2. The BIA also did not err in rejecting Alvarado’s alternate argument that he would be persecuted on account of being a Guatemalan who believes in justice and the rule of law. Because Alvarado attempted to advance an entirely new argument in support of withholding for the first time on appeal to the BIA, the BIA properly concluded that it was inappropriate to consider it. See Honcharov v. Barr, 924 F.3d 1293, 1297 (9th Cir. 2019).

3. Finally, substantial evidence supports the BIA’s conclusion that Alvarado is ineligible for CAT protection. While Alvarado testified that one of the five men who murdered his family members was a member of the Guatemalan national police, he did not present any evidence that the police officer would torture him or acquiesce in such torture. Thus, he failed to establish that it is “more likely than not” that he would be tortured by—or with the consent or acquiescence of—Guatemalan government officials. 8 C.F.R. § 1208.16(c)(2); see id. § 1208.18(a)(1).

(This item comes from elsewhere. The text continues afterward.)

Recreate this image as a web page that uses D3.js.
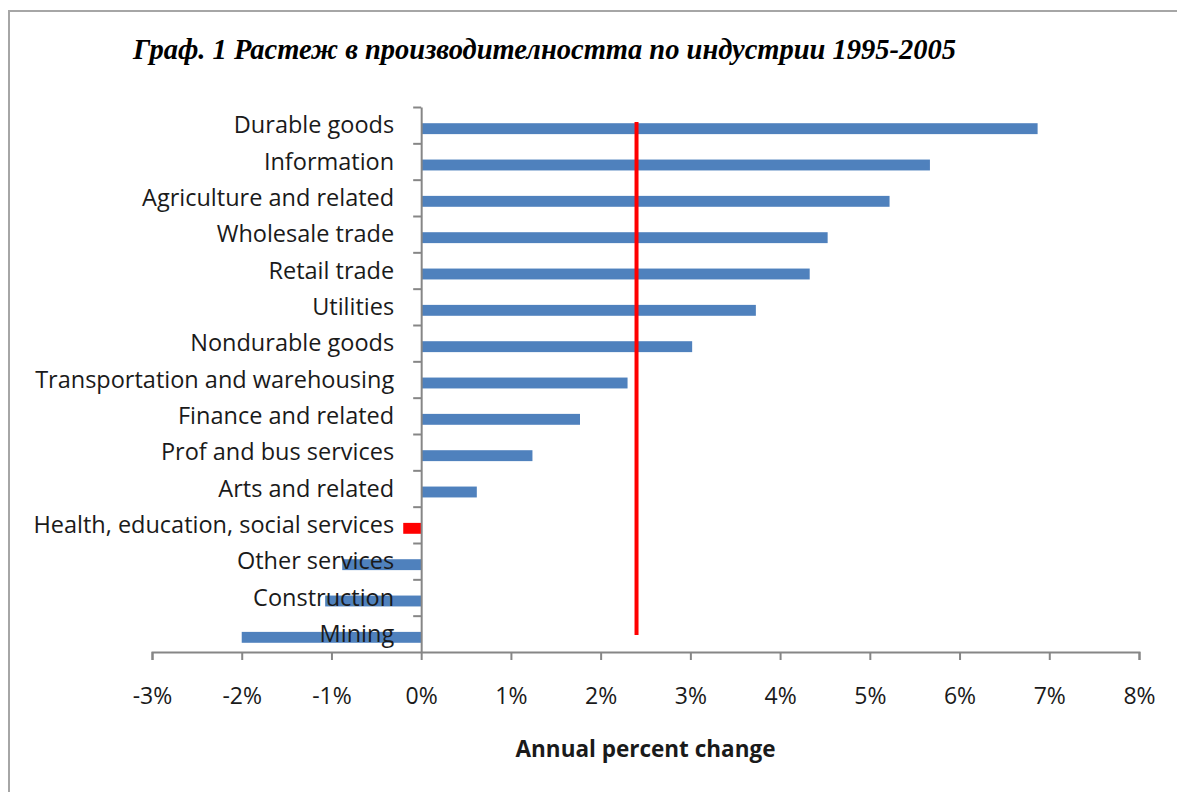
<!DOCTYPE html>
<html>
<head>
<meta charset="utf-8">
<script src="https://cdn.jsdelivr.net/npm/d3@7"></script>
<style>
  body { margin: 0; background: #fff; }
  svg { display: block; }
</style>
</head>
<body>
<div id="chart"></div>
<script>
// data
var categories = ["Durable goods", "Information", "Agriculture and related", "Wholesale trade",
  "Retail trade", "Utilities", "Nondurable goods", "Transportation and warehousing",
  "Finance and related", "Prof and bus services", "Arts and related",
  "Health, education, social services", "Other services", "Construction", "Mining"];
var values = [6.87, 5.67, 5.22, 4.53, 4.33, 3.73, 3.02, 2.30, 1.77, 1.24, 0.62, -0.20, -0.88, -1.07, -2.00];
var highlighted = ["Health, education, social services"];
var averageLine = [2.4];
var xTicks = [-3, -2, -1, 0, 1, 2, 3, 4, 5, 6, 7, 8];
var titleText = "Граф. 1 Растеж в производителността по индустрии 1995-2005";
var xTitle = "Annual percent change";

var w = 1177, h = 792;
var plotLeft = 152, plotRight = 1139, plotTop = 107, plotBottom = 652;
var labelFont = "'Open Sans', 'DejaVu Sans', sans-serif";

var svg = d3.select("#chart").append("svg")
  .attr("width", w)
  .attr("height", h);

// frame
svg.append("path")
  .attr("d", "M9," + h + "V11H" + w)
  .attr("fill", "none")
  .attr("stroke", "#a6a6a6")
  .attr("stroke-width", 2);

var xScale = d3.scaleLinear()
  .domain([xTicks[0], xTicks[xTicks.length - 1]])
  .range([plotLeft, plotRight]);

var yScale = d3.scaleBand()
  .domain(categories)
  .range([plotTop, plotBottom])
  .paddingInner(0.7)
  .paddingOuter(0.35);

var step = (plotBottom - plotTop) / categories.length;

// bars
svg.selectAll("rect.bar")
  .data(values)
  .enter()
  .append("rect")
  .attr("class", "bar")
  .attr("x", function(d) { return xScale(Math.min(0, d)); })
  .attr("y", function(d, i) { return yScale(categories[i]) + 3.5; })
  .attr("width", function(d) { return Math.abs(xScale(d) - xScale(0)); })
  .attr("height", yScale.bandwidth())
  .attr("fill", function(d, i) {
    return highlighted.indexOf(categories[i]) >= 0 ? "#ff0000" : "#4f81bd";
  });

// x axis
var xAxis = d3.axisBottom(xScale)
  .tickValues(xTicks)
  .tickSize(8)
  .tickFormat(function(d) { return d + "%"; });

var gx = svg.append("g")
  .attr("transform", "translate(0," + plotBottom + ")")
  .call(xAxis);
gx.select(".domain").attr("stroke", "#868686").attr("stroke-width", 2);
gx.selectAll(".tick line").attr("stroke", "#868686").attr("stroke-width", 2);
gx.selectAll(".tick text")
  .attr("y", 52)
  .attr("dy", 0)
  .attr("font-family", labelFont)
  .attr("font-size", "23px")
  .attr("fill", "#1a1a1a");

// y axis: tick marks on band boundaries, Excel style
var yLines = d3.scaleLinear().domain([0, categories.length]).range([plotTop, plotBottom]);
var yAxis = d3.axisLeft(yLines)
  .tickValues(d3.range(0, categories.length))
  .tickSize(8)
  .tickSizeOuter(0)
  .tickFormat("");
var gy = svg.append("g")
  .attr("transform", "translate(" + xScale(0) + ",0)")
  .call(yAxis);
gy.select(".domain").attr("stroke", "#868686").attr("stroke-width", 2);
gy.selectAll(".tick line").attr("stroke", "#868686").attr("stroke-width", 2);

// category labels
svg.selectAll("text.cat")
  .data(categories)
  .enter()
  .append("text")
  .attr("class", "cat")
  .attr("x", xScale(0) - 27)
  .attr("y", function(d, i) { return plotTop + step * (i + 0.5); })
  .attr("dy", "0.35em")
  .attr("text-anchor", "end")
  .attr("font-family", labelFont)
  .attr("font-size", "23.5px")
  .attr("fill", "#1a1a1a")
  .text(function(d) { return d; });

// average line
svg.selectAll("line.avg")
  .data(averageLine)
  .enter()
  .append("line")
  .attr("class", "avg")
  .attr("x1", function(d) { return xScale(d); })
  .attr("x2", function(d) { return xScale(d); })
  .attr("y1", plotTop + 15)
  .attr("y2", plotBottom - 17)
  .attr("stroke", "#ff0000")
  .attr("stroke-width", 4);

// title
svg.append("text")
  .attr("x", 133)
  .attr("y", 59)
  .attr("font-family", "'Liberation Serif', 'Times New Roman', serif")
  .attr("font-weight", "bold")
  .attr("font-style", "italic")
  .attr("font-size", "28.5px")
  .attr("fill", "#000")
  .text(titleText);

// x axis title
svg.append("text")
  .attr("x", (xScale(-3) + xScale(8)) / 2)
  .attr("y", 757)
  .attr("text-anchor", "middle")
  .attr("font-family", labelFont)
  .attr("font-weight", "bold")
  .attr("font-size", "22.5px")
  .attr("fill", "#1a1a1a")
  .text(xTitle);
</script>
</body>
</html>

1.   This court’s review is limited to Alvarado’s claims for withholding and CAT relief because Alvarado has waived review of his asylum claim by failing to challenge the BIA’s conclusion that he is ineligible for asylum under the one-year filing deadline. See Cui v. Holder, 712 F.3d 1332, 1338 n.3 (9th Cir. 2013).

2.   Alvarado argues the BIA misinterpreted his testimony regarding the location of four of his five sisters. However, regardless of where his four other sisters live, Alvarado’s testimony that one of his sisters still lives in Guatemala and has not been harmed supports the BIA’s conclusion, especially considering that sister—as Alvarado’s relative who operates the family’s last existing minimarket in Puerto San Jose—is the sister most similarly situated to Alvarado, who operated a minimarket in Puerto San Jose before leaving for the United States. See Tamang, 598 F.3d at 1094.